Backing the E6700 Core 2 Duo is 2GB of DDR2 667MHz RAM. Confusingly, at the time of writing this option was not available on the Dell web site – you could only have 2GB of 667MHz RAM if you choose four DIMMs, which would rule out any memory upgrades without itching some of the RAM. You can also specify cheaper 533MHz RAM is you wished.
The eagle eyed though will wonder why only 667MHz RAM is offered when the 590 chipset will support 800MHz RAM. Well therein lies a story. In fact there are a range of issues with the Dell, which are discussed on Dell’s official Blog site here.
In a nutshell the numb of the problem is how Dell has chosen to implement the nVdiia nForce5 590 chipset on its custom motherboard. For some reason it has chosen to only use certain features – an issue that is raging in the Dell forums in the US amongst owners of the XPS 700 who were not aware of the various limitations on purchase.
For some reason, Dell has chosen not to support 800MHz RAM in the BIOS, and this is why it’s not offered as an option. Users have also found that Dell has removed other nForce5 590 features such as SLI-Ready memory (automatic selection of optimal latency settings), Dual-Link bonding, (which let’s you use the chipsets two Gigabit Ethernet ports to deliver 2GBs of bandwidth through one port0, and FirstPacket (optimises gaming and VoIP packets over other traffic on a network).

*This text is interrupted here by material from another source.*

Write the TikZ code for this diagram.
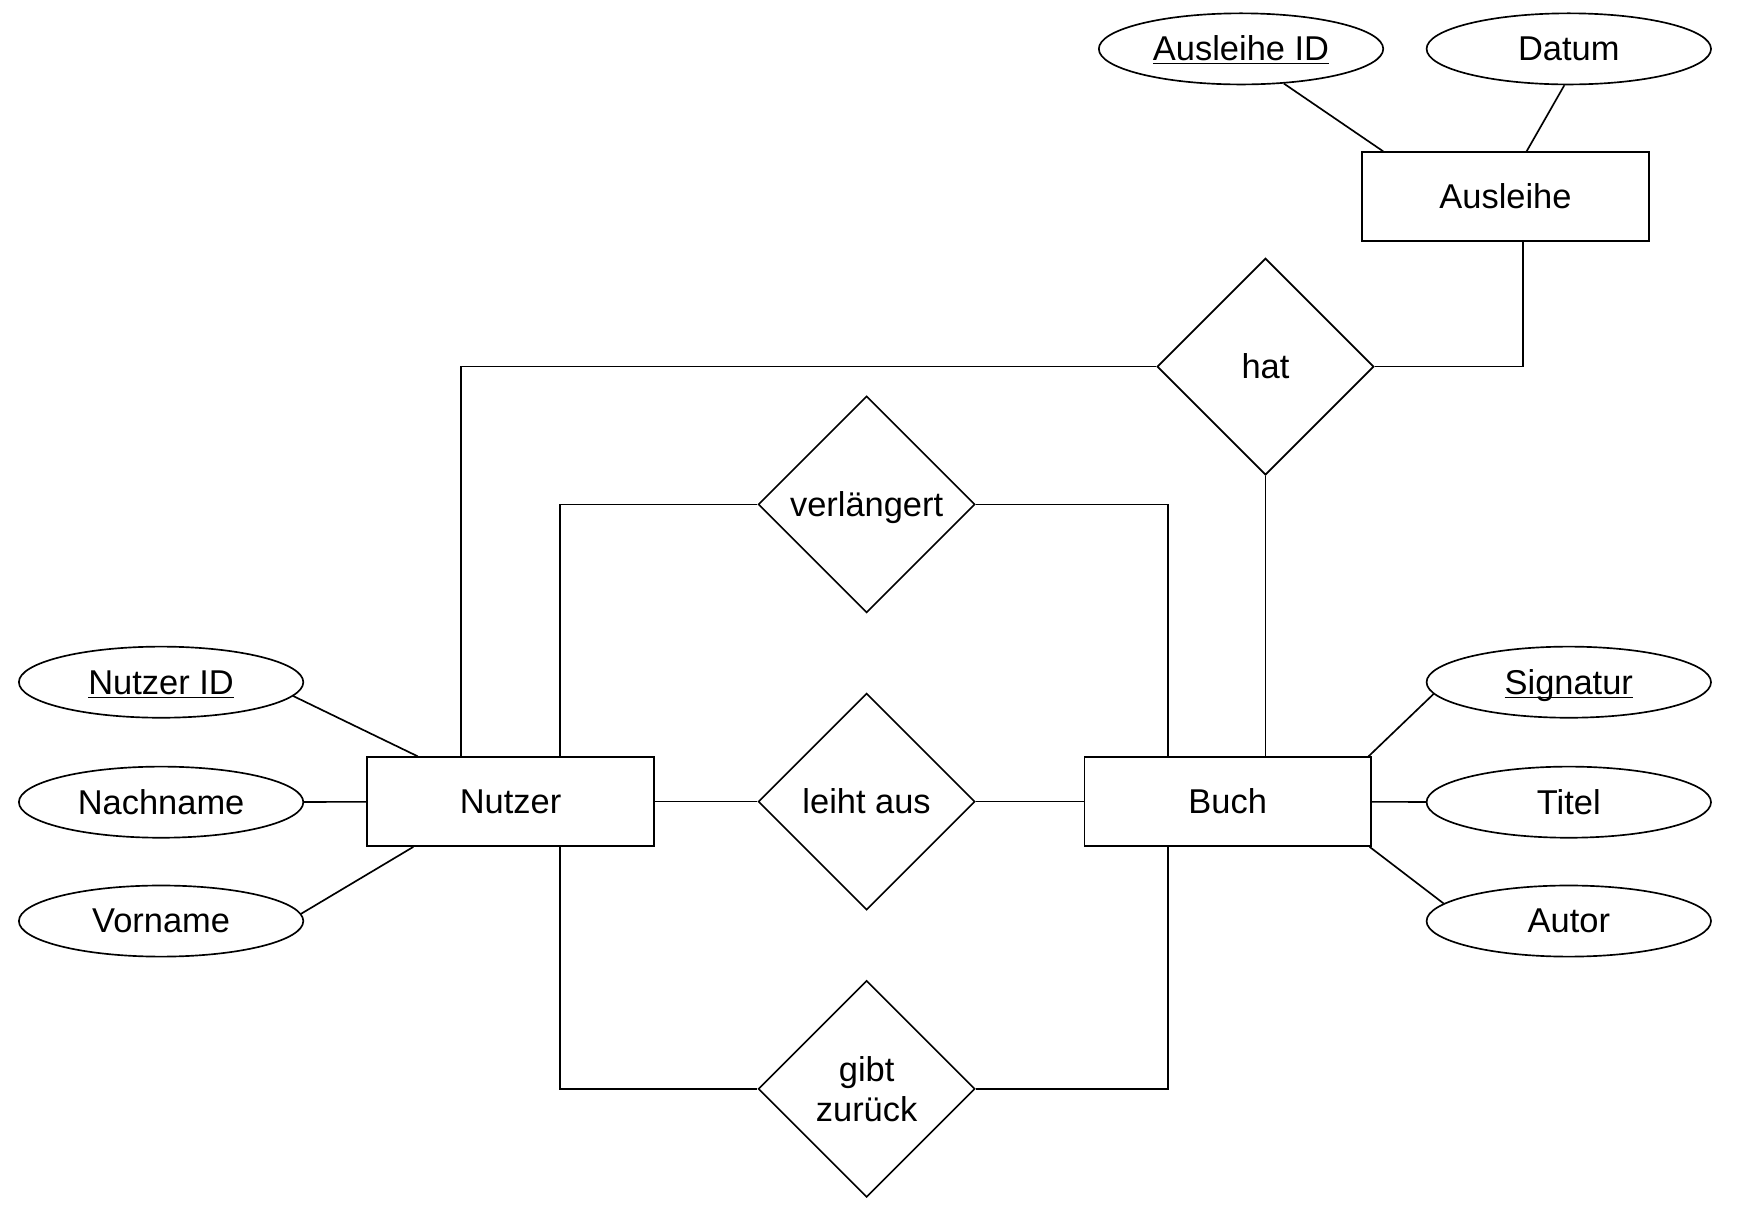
\documentclass[tikz,border=0pt]{standalone}
\usepackage{fontspec}
\setmainfont{Liberation Sans}
\usetikzlibrary{shapes.geometric}
\newcommand\keyattr[1]{\raisebox{0pt}[\height][0pt]{\underline{\raisebox{0pt}[\height][0pt]{#1}}}}

\begin{document}
\begin{tikzpicture}[x=0.5pt, y=-0.5pt, line width=0.75pt,
		every node/.style={font=\fontsize{15.5}{18}\selectfont, text height=14pt, text depth=3.3pt},
		entity/.style={draw, rectangle, minimum width=129pt, minimum height=40pt, inner sep=0pt},
		relation/.style={draw, diamond, minimum width=97.5pt, minimum height=97.5pt, inner sep=0pt},
		attribute/.style={draw, ellipse, minimum width=128pt, minimum height=32pt, inner sep=0pt}]
		\useasboundingbox (0,0) rectangle (1567,1107);
		\node[entity] (nutzer)   at (459.5,721.5) {Nutzer};
		\node[entity] (buch)     at (1105,721.5)  {Buch};
		\node[entity] (ausleihe) at (1355,177)    {Ausleihe};
		\node[relation] (hat)    at (1139,330)    {hat};
		\node[relation] (verl)   at (780,454)     {verlängert};
		\node[relation] (leiht)  at (780,721.5)   {leiht aus};
		\node[relation, align=center, text height=, text depth=] (gibt) at (780,980) {gibt\\zurück};
		\node[attribute] (auid)     at (1117,44)  {\keyattr{Ausleihe ID}};
		\node[attribute] (datum)    at (1412,44)  {Datum};
		\node[attribute] (nid)      at (145,614)  {\keyattr{Nutzer ID}};
		\node[attribute] (nachname) at (145,722)  {Nachname};
		\node[attribute] (vorname)  at (145,829)  {Vorname};
		\node[attribute] (signatur) at (1412,614) {\keyattr{Signatur}};
		\node[attribute] (titel)    at (1412,722) {Titel};
		\node[attribute] (autor)    at (1412,829) {Autor};
		\draw ([xshift=-22.25pt]nutzer.north) |- (hat.west);
		\draw (hat.east) -| ([xshift=8pt]ausleihe.south);
		\draw (hat.south) -- (hat.south |- buch.north);
		\draw ([xshift=22.25pt]nutzer.north) |- (verl.west);
		\draw (verl.east) -| ([xshift=-27pt]buch.north);
		\draw ([xshift=22.25pt]nutzer.south) |- (gibt.west);
		\draw (gibt.east) -| ([xshift=-27pt]buch.south);
		\path[draw]
		(nutzer) edge (leiht)
		(leiht) edge (buch)
		(auid.-39) edge ([xshift=-55pt]ausleihe.north)
		(datum.-97) edge ([xshift=9.5pt]ausleihe.north)
		(nid.-6) edge ([xshift=-41.75pt]nutzer.north)
		(nachname) edge (nutzer)
		(vorname.3) edge ([xshift=-43.75pt]nutzer.south)
		(signatur.185) edge ([xshift=-1.5pt]buch.north east)
		(titel) edge (buch)
		(autor.172) edge ([xshift=-1pt]buch.south east);
	\end{tikzpicture}
\end{document}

It gets worse – there’s also no Virtualisation support or EMT64, which means that two of the Core 2 Duo’s flagship features are not available on this system. The front of the case features an official Microsoft ‘Windows Vista Capable’ sticker, but you won’t be able to get the most out of Windows Vista when it arrives next year as with no EMT64 you won’t be able to take advantage of the 64-bit nature of the OS and run more than 4GBs of memory.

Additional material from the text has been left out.